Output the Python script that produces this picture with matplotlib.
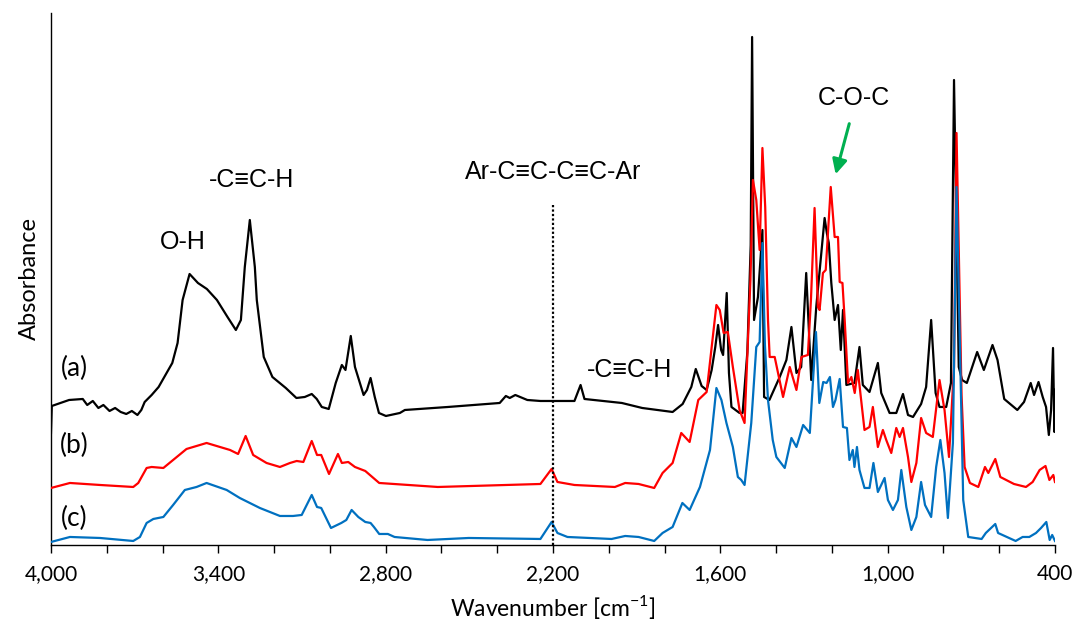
import matplotlib
matplotlib.use('Agg')
import matplotlib.pyplot as plt

# FT-IR spectra (offset, arbitrary absorbance units)
wn_a = [4000, 3997, 3935, 3886, 3870, 3850, 3830, 3812, 3790, 3770, 3750, 3730, 3710, 3690,
        3676, 3664, 3639, 3614, 3565, 3546, 3528,
        3503, 3473, 3441, 3405, 3367, 3337, 3319, 3305, 3287, 3269, 3262, 3237, 3206, 3158,
        3120, 3090, 3065, 3047, 3029, 3004, 2979, 2957, 2944, 2925, 2910, 2879, 2867, 2854,
        2839, 2824, 2799, 2749, 2731, 2577, 2391, 2369, 2355, 2335, 2292, 2245, 2123, 2101,
        2087, 1953, 1880, 1771, 1735, 1704, 1688, 1667, 1649, 1631, 1618, 1608, 1597, 1590,
        1577, 1569, 1560, 1531, 1520, 1503, 1491, 1486, 1479, 1465, 1449, 1443, 1424, 1387,
        1363, 1345, 1327, 1310, 1292, 1274, 1256, 1226, 1218, 1211, 1202, 1190, 1178, 1168,
        1160, 1148, 1119, 1101, 1089, 1065, 1035, 1023, 993, 969, 945, 927, 909, 880, 862,
        844, 828, 814, 790, 773, 762, 745, 733, 716, 679, 655, 624, 606, 582, 535, 511, 487,
        475, 459, 444, 432, 422, 414, 407, 402, 400]
abs_a = [112, 139, 145, 146, 140, 144, 137, 140, 134, 137, 133, 131, 134, 130,
         135, 143, 150, 158, 182, 202, 245,
         271, 262, 256, 245, 228, 215, 225, 278, 325, 278, 245, 188, 168, 157,
         147, 148, 151, 146, 138, 136, 162, 180, 175, 209, 178, 150, 155, 167,
         148, 132, 129, 132, 135, 138, 142, 149, 147, 150, 145, 144, 144, 160,
         146, 142, 137, 133, 141, 158, 176, 159, 155, 175, 198, 220, 195, 190,
         252, 172, 138, 132, 132, 193, 300, 508, 225, 248, 315, 148, 145, 168,
         185, 218, 172, 178, 272, 165, 238, 327, 312, 302, 262, 225, 240, 195,
         235, 160, 162, 198, 160, 153, 182, 152, 132, 132, 151, 130, 128, 141, 158,
         225, 152, 138, 138, 162, 465, 178, 165, 162, 193, 175, 200, 185, 146, 135, 143, 162,
         150, 163, 148, 138, 110, 135, 197, 113, 155]

wn_b = [4000, 3932, 3824, 3705, 3687, 3657, 3639, 3597, 3562, 3514, 3442, 3358, 3329, 3302,
        3275, 3227, 3179, 3143, 3119, 3095, 3065, 3046, 3031, 3003, 2971, 2957, 2934, 2910,
        2873, 2823, 2613, 2245, 2205, 2184, 2123, 1978, 1941, 1893, 1837, 1807, 1771, 1740,
        1710, 1679, 1649, 1614, 1602, 1588, 1573, 1555, 1531, 1513, 1492, 1483, 1471, 1459,
        1449, 1439, 1429, 1423, 1405, 1375, 1351, 1327, 1309, 1286, 1275, 1262, 1250, 1244,
        1232, 1222, 1204, 1190, 1178, 1172, 1162, 1154, 1142, 1130, 1118, 1107, 1083, 1065,
        1053, 1035, 1017, 1005, 987, 969, 957, 945, 927, 915, 897, 880, 862, 838, 814, 796,
        780, 762, 753, 735, 724, 705, 675, 651, 639, 614, 596, 547, 504, 480, 455, 434, 420,
        406, 400]
abs_b = [57, 62, 60, 58, 62, 77, 78, 77, 85, 96, 102, 95, 91, 109,
         90, 82, 78, 82, 84, 83, 104, 90, 90, 71, 91, 82, 83, 78,
         74, 62, 58, 61, 76, 63, 60, 58, 62, 61, 57, 72, 82, 112,
         103, 145, 153, 240, 235, 212, 213, 178, 135, 122, 265, 365, 345, 295,
         397, 338, 225, 188, 188, 148, 178, 155, 188, 190, 245, 337, 238, 235,
         272, 275, 358, 308, 308, 263, 262, 225, 162, 168, 152, 175, 115, 118,
         138, 98, 115, 105, 92, 117, 108, 117, 88, 63, 82, 127, 112, 108, 165, 135,
         88, 178, 412, 150, 78, 62, 58, 78, 72, 86, 68, 61, 58, 63, 75, 79, 65,
         70, 63]

wn_c = [4000, 3932, 3824, 3705, 3681, 3657, 3633, 3597, 3562, 3520, 3478, 3442, 3370, 3323,
        3251, 3179, 3132, 3101, 3065, 3046, 3031, 2996, 2959, 2941, 2922, 2898, 2873, 2854,
        2842, 2823, 2792, 2768, 2650, 2502, 2245, 2205, 2184, 2148, 1990, 1941, 1893, 1837,
        1807, 1771, 1736, 1710, 1673, 1637, 1614, 1596, 1578, 1555, 1537, 1525, 1513, 1489,
        1471, 1459, 1449, 1440, 1429, 1412, 1399, 1369, 1345, 1327, 1303, 1279, 1257, 1245,
        1231, 1219, 1207, 1196, 1187, 1172, 1160, 1146, 1137, 1125, 1119, 1110, 1101, 1083,
        1065, 1051, 1035, 1011, 999, 981, 963, 951, 933, 915, 897, 880, 866, 844, 826, 811,
        796, 784, 766, 753, 729, 711, 663, 648, 614, 604, 541, 516, 492, 468, 450, 431, 419,
        410, 400]
abs_c = [3, 8, 7, 4, 8, 22, 26, 28, 40, 55, 58, 62, 55, 47,
         37, 29, 29, 30, 50, 38, 37, 17, 22, 25, 35, 28, 23, 22,
         18, 11, 11, 8, 5, 7, 6, 23, 12, 8, 6, 9, 8, 4,
         12, 18, 42, 35, 58, 95, 157, 145, 122, 98, 68, 65, 60, 122,
         198, 203, 302, 200, 145, 105, 88, 77, 107, 98, 120, 112, 213, 142,
         163, 162, 168, 138, 145, 166, 118, 117, 85, 95, 78, 98, 75, 57,
         57, 82, 53, 67, 45, 35, 45, 75, 38, 15, 28, 63, 40, 28, 78, 105,
         72, 27, 102, 358, 45, 8, 6, 12, 21, 12, 4, 8, 8, 12, 17, 23, 5,
         10, 4]

tick_pos = list(range(4000, 399, -200))
tick_labels = ['4,000', '', '', '3,400', '', '', '2,800', '', '', '2,200', '', '',
               '1,600', '', '', '1,000', '', '', '400']

calibri = ['Lato', 'DejaVu Sans']
arial = ['Liberation Sans', 'DejaVu Sans']

fig = plt.figure(figsize=(10.73, 6.28), dpi=100)
ax = fig.add_axes([0.0475, 0.1322, 0.9357, 0.8471])

ax.plot(wn_a, abs_a, color='#000000', lw=1.6, zorder=2)
ax.plot(wn_b, abs_b, color='#FF0000', lw=1.6, zorder=3)
ax.plot(wn_c, abs_c, color='#0070C0', lw=1.6, zorder=4)

# Ar-C≡C-C≡C-Ar marker line
ax.plot([2200, 2200], [0, 342], color='black', lw=1.6, ls=(0, (1, 1)), zorder=5)

ax.set_xlim(4000, 400)
ax.set_ylim(0, 532)

ax.set_xticks(tick_pos)
ax.set_xticklabels(tick_labels, family=calibri, fontsize=15)
ax.set_yticks([])
ax.tick_params(axis='x', direction='out', length=6, width=1, pad=8)
ax.spines['top'].set_visible(False)
ax.spines['right'].set_visible(False)
ax.spines['left'].set_linewidth(1)
ax.spines['bottom'].set_linewidth(1)

ax.set_xlabel('Wavenumber [cm$^{\\mathregular{-1}}$]', family=calibri, fontsize=16.5, labelpad=6)
ax.set_ylabel('Absorbance', family=calibri, fontsize=17, labelpad=8)

# sample labels
ax.text(3915, 177, '(a)', family=calibri, fontsize=19, ha='center', va='center')
ax.text(3917, 100, '(b)', family=calibri, fontsize=19, ha='center', va='center')
ax.text(3915, 27, '(c)', family=calibri, fontsize=19, ha='center', va='center')

# band assignments
ax.text(3527, 303, 'O-H', family=arial, fontsize=18, ha='center', va='center')
ax.text(3280, 365, '-C≡C-H', family=arial, fontsize=18, ha='center', va='center')
ax.text(2200, 373, 'Ar-C≡C-C≡C-Ar', family=arial, fontsize=18, ha='center', va='center')
ax.text(1926, 175, '-C≡C-H', family=arial, fontsize=18, ha='center', va='center')
ax.text(1120, 447, 'C-O-C', family=arial, fontsize=18, ha='center', va='center')
ax.annotate('', xy=(1189, 368), xytext=(1135, 424),
            arrowprops=dict(arrowstyle='-|>', color='#00B050', lw=2.2, mutation_scale=22))

fig.savefig('out.png', dpi=100)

--*--

▶ PROBLEM DETAILS
Pull out each line holding the string "matplotlib".

▶ SOLUTION TO THE PROBLEM
Output the Python script that produces this picture with matplotlib.
import matplotlib
matplotlib.use('Agg')
import matplotlib.pyplot as plt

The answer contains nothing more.